Here’s why James Franco on screen actually worked for me in the end: he plays two guys, and those two guys matter less and less with every episode. The material fact of how little they matter is only now, at the end of Season 2, beginning to dawn on them. I’m mostly focusing on Vincent, who is arguably the protagonist of the show; he’s the “good” guy, the morally conscious one, the one who at least plays the part of the honest fella trying to make it in the world. As he says to his ex-wife Andrea (Zoe Kazan) in the season finale, he just wants “a house and a wife and a bunch of rug rats runnin' around, and a dog and a cat and a goldfish, and a lawn and a driveway with a Lincoln rustin' in it.” Aww. Even though he’s now taken stock of how fully under the thumb of the mob he is, he has still continually entertained the notion that he’s one of the “good people,” as he says to Black Frankie (Thaddeus Street). Here, now, at season’s end, he’s starting to see that he’s not really all that good, and he’s also not really all that safe or powerful. Sure, mob boss Rudy Pipilo (Michael Rispoli) likes him right now, but Vince has seen firsthand on more than one occasion how that can change on a dime. He’s dispensable, and he is finally starting to get it. The show has been telling us so for a while.

Gbenga Akinnagbe as Larry and Dominique Fishback as Darlene, preparing to turn around and walk out that door waiting in the background.

Gbenga Akinnagbe as Larry and Dominique Fishback as Darlene, preparing to turn around and walk out that door waiting in the background.

Meanwhile, Season 2 has handed over the power of creative, forward thinking and the power of perseverance to its women. The mob holds the power of brute force and the power of money, and sure, those things are thrown around a lot on this show. The pimps think they hold the power of their women’s bodies, but as Darlene (Dominique Fishback) puts it, on the cusp of her exit forever from prostitution, it’s all pretend. “Pimp is a role,” she says to Larry, her about-to-be-former pimp (Gbenga Akinnagbe, or for The Wire fans, the unforgettable Chris Partlow). “So is whore. You pretended to be one, I pretended to be the other, and we went on like that for years.” But once they both - Darlene and Larry - started acting in porn films, which in Darlene’s case paid better money and put her at far less risk than selling herself on the street, the facade at the core of her pimp-whore relationship with Larry became glaringly obvious to her. Why was she doing work she didn’t like and giving him the money she earned? What would happen if she stopped? “Shit,” she says to Larry, “once you start lettin' a girl inside the pretend, it's over, ain't it?”

This whole scene (which gives the finale its title, “Inside the Pretend”) is pretty on-the-nose, and it would probably land too heavily in most shows. But neither actor overplays it, and it works perfectly. Darlene sees the matrix now, and she’s taking back her autonomy and her power.
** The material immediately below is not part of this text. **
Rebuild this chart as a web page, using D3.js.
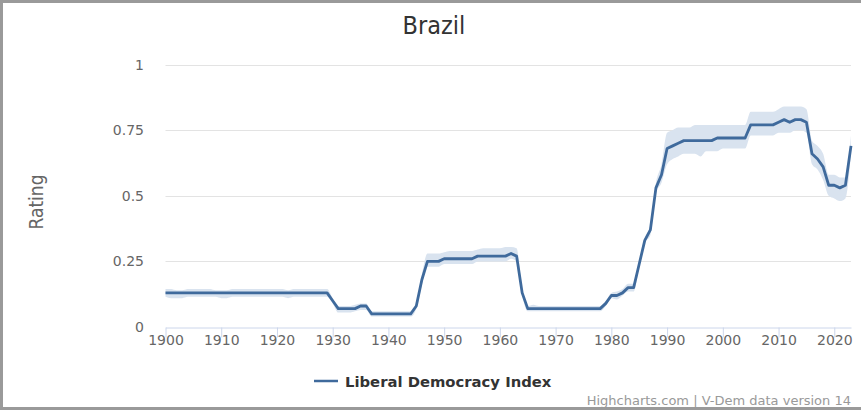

She’s been moving in this direction all season, attending college classes, getting a straight job, and reading Toni Morrison, but now she is ready to tell Larry to his face that she no longer recognizes his authority. If anything, he’s moved.
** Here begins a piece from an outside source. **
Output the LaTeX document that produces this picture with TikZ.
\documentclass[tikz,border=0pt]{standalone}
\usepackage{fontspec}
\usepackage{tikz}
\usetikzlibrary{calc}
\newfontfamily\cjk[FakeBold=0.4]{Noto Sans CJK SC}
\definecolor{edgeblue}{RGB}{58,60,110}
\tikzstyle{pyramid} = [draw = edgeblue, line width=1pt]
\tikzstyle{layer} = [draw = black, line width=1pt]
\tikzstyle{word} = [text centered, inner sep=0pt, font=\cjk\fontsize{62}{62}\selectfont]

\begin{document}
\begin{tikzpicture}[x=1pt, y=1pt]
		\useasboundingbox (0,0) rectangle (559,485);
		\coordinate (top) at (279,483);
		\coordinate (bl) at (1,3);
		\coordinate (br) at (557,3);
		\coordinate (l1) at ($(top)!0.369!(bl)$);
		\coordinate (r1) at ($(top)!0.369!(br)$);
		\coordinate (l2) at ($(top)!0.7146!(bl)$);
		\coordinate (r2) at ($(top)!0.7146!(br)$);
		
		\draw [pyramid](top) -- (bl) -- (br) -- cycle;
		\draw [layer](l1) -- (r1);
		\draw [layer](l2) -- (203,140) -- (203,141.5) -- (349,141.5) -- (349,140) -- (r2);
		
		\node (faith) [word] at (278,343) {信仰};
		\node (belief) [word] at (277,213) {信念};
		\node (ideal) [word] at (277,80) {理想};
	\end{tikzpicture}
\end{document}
No one can stare like Maggie Gyllenhaal.

No one can stare like Maggie Gyllenhaal.

Eileen (Maggie Gyllenhaal) has had the same realization. She was the first to understand that she was better off working without a pimp - that was what set her apart in the show’s earliest episodes - and she has moved from self-employed sex worker to pornography auteur. She has talent, and she has vision, and she has downplayed both at strategic moments to get what she needs to make her artsy, feminist porn film Red Hot. In the season finale, Eileen and her colleagues learn that Frankie (the other James Franco) has given large cuts of the movie’s eventual profits to two competing mob bosses in exchange for just enough cash up front to get the thing made. That Frankie would do something so reckless is hardly surprising; where his twin brother Vince is troubled and conflicted, Frankie is an unambiguous criminal who is as swaggering and confident as he is shortsighted and incompetent - his attempt at running a dry-cleaning business as a mob front is one of the funniest subplots of the show. So Frankie’s involvement of both the Genovese family and the Gambino family means, among other things, that the creators themselves - Eileen herself - will see little to no money when Red Hot hits theaters. And? “Looks like we're gonna make them some money,” she says. “And they're gonna make me a name. I'm gonna take that name and I'm gonna use it to raise money for the next picture without them, and then the next one. So fuck it.”
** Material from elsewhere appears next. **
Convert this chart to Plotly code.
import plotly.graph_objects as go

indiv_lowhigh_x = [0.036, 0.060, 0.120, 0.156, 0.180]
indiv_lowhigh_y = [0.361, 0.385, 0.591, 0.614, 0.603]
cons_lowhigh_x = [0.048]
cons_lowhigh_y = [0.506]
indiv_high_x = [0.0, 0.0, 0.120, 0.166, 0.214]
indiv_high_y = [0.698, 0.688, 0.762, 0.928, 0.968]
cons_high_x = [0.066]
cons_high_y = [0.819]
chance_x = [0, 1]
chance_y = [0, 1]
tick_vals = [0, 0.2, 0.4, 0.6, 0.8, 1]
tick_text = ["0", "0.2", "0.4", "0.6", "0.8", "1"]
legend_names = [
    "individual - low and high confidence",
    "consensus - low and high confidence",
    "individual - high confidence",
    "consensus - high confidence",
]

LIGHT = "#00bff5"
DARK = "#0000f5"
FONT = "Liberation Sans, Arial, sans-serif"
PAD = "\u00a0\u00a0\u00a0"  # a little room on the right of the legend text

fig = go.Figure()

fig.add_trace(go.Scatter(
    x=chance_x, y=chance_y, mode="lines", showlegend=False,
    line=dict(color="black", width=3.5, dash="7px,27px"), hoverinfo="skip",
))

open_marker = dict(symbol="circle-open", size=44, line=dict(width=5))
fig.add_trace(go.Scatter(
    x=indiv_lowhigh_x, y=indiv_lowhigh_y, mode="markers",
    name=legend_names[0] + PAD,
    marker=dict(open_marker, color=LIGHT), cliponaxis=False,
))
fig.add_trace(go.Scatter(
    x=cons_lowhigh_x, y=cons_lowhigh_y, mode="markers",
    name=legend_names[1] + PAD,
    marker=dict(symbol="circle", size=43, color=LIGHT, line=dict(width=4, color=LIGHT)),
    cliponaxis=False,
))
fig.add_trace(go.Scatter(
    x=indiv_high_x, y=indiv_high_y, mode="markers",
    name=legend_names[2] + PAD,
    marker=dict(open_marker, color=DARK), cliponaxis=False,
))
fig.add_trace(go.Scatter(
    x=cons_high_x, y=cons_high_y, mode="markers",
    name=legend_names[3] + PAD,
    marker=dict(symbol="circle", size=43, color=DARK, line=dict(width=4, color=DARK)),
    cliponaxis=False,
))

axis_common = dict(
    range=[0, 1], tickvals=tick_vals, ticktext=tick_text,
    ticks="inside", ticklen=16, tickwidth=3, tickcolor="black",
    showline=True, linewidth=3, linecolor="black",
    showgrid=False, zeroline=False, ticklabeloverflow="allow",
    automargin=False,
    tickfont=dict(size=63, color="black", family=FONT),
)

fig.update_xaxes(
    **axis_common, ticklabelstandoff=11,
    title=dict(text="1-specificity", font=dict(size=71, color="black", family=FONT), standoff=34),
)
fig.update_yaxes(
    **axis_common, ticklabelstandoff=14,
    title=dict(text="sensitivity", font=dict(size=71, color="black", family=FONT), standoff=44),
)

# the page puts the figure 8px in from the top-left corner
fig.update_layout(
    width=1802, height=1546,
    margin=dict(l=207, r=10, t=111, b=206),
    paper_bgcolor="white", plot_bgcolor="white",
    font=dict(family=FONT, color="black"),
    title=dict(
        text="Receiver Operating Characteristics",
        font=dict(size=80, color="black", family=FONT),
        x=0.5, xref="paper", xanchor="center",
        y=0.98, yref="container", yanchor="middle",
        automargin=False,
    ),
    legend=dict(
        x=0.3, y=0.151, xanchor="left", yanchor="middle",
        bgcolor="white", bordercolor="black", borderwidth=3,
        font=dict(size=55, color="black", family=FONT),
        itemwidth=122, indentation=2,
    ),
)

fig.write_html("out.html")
That’s what we’re left with at the end of Season 2. The mob may have the money and the pimps may have the muscle. The women may be physically and materially vulnerable. But the women have to believe in the power of the pimps and the mob for that vulnerability to hold them back. In increasing numbers, they are refusing to live inside the pretend. James Franco plays two guys who have lived fully inside the pretend for the whole series. The show doesn’t tell us this, because it doesn’t need to; we see them becoming increasingly ineffectual over the course of this season, without even realizing it’s happening. The long, uncut shot that ends the season is of Vince, coming into his club through the back entrance, and stopping behind the bar as the camera pans out, revealing a gyrating crowd of mostly women. James Franco’s face is eventually completely lost behind them. Whether Simon, who specifically wrote and directed this final episode, intended it or not, this final shot feels like a harmonious culmination to a full season of women taking hold of their power and men straining to stay in the picture. Vince, Frankie, James Franco - they might have told themselves at one time that they were untouchable, but they never really were.